During Staff Sgt. Shante Lopez's first month downrange, her team's quarters took a hit from a rocket attack and burned to the ground.

"There were 17 of us who were left homeless for about a week," the Las Vegas native said. "Thank God the people who live in the middle of the hut, including me, were out, because otherwise, I don't think I'd be sitting here answering these questions."

The four people who were in the building at the time escaped without injuries, but a rocket attack two weeks earlier injured one person when it hit the forward operating base's chapel.

Sergeant Lopez's deployment to Afghanistan is her first. As the NCO in charge of operating room supplies and equipment, she orders supplies, takes patients to and from the aeromedical evacuation areas, helps run labs and assists with blood drives.

"I've learned how to use the x-ray machine and draw blood," she said. "As a tech here, you have to learn how to do everything."

She generally calls her family and works out in the gym before her team starts work by meeting in the mornings.

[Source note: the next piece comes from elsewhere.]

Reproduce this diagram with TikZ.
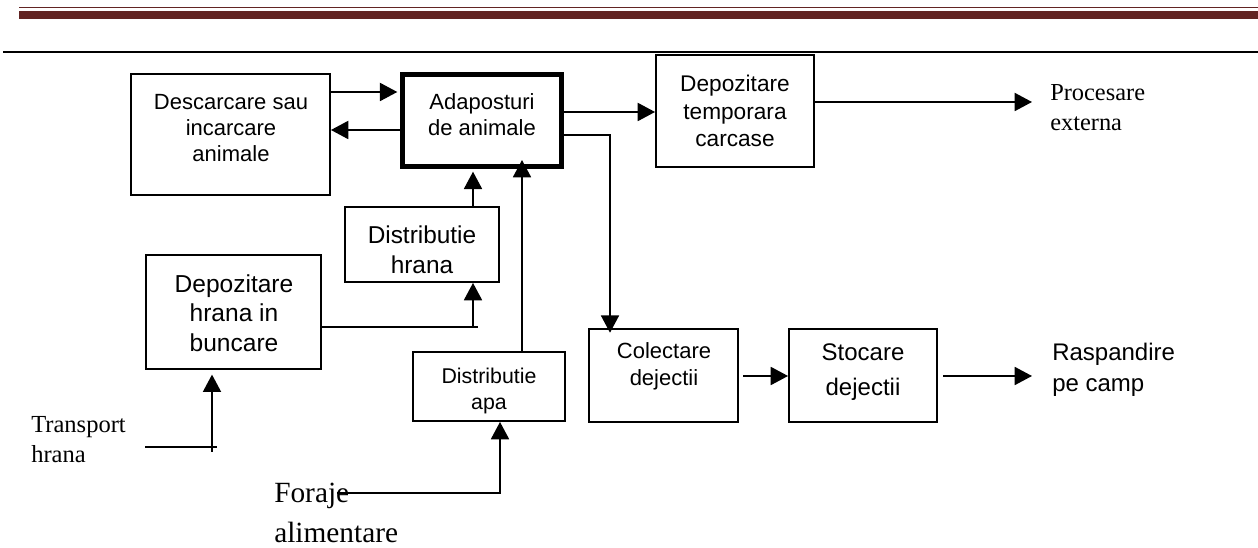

Work times vary for operations security reasons.

"Once we have the meeting, we disperse to our different sections to make sure we are ready if there happens to be a trauma that day," Sergeant Lopez said.

She said the most satisfying part of her job is working with children.

"We provide them with the best care possible," she said. "They always seem to leave in better spirits than when they arrived."

She said the hardest part of her job is going to the forward operating base gate to pick up patients, due to the chaos generally surrounding a patient's arrival at the gate.

Sergeant Lopez's team occasionally interacts with locals on base, including the operators of an Indian restaurant that provides an alternative to dining facility food, and guards who invite Sergeant Lopez and her team to share lunch.

"The food, which usually has rice, some type of meat and bread, is always delicious," she said. "They (the guards) are always extremely nice."

While Sergeant Lopez is deployed, Staff Sgt. Jorge Lopez, her husband, juggles his job as the NCO in charge of acquisitions management for the 10th Medical Support Squadron's Medical Logistics Flight with his role as father for the NCOs' two children: Trinity, age 4, and Jayda, age 1.

"I think he's become more of an independent parent, with having to make all the decisions pertaining to our girls," the Air Force wife and mother said. "He's doing a great job."

However, communicating with her family has become more difficult since the rocket attack destroyed her laptop computer, and she's had to learn to sometimes let things be.

"There are so many things we cannot change, and this experience has taught me to not sweat the small things," she said. "Work hard, but make sure you find time for yourself, or you will get burned out too quickly."

She also had advice for military parents who will deploy: work on personal goals and focus on yourself.

"Just think of it as a time to get yourself together," Sergeant Lopez said. "I take it day by day, and it does get easier, but you're going to have those days when all you want is to be with your family. I always think that there are thousands of other mothers who left their families, and I know that if they can do it, so can I."

Few couples outside of the military face the challenges that the Lopez family works through together.

"I think military couples all over the world are going through the same things we are," she said. "Especially one spouse deploying and the other spouse having to leave during their deployment or even right after they have returned home. It can be taxing on a relationship."

But the challenges, she added, can bring couples closer together, as it has done for them.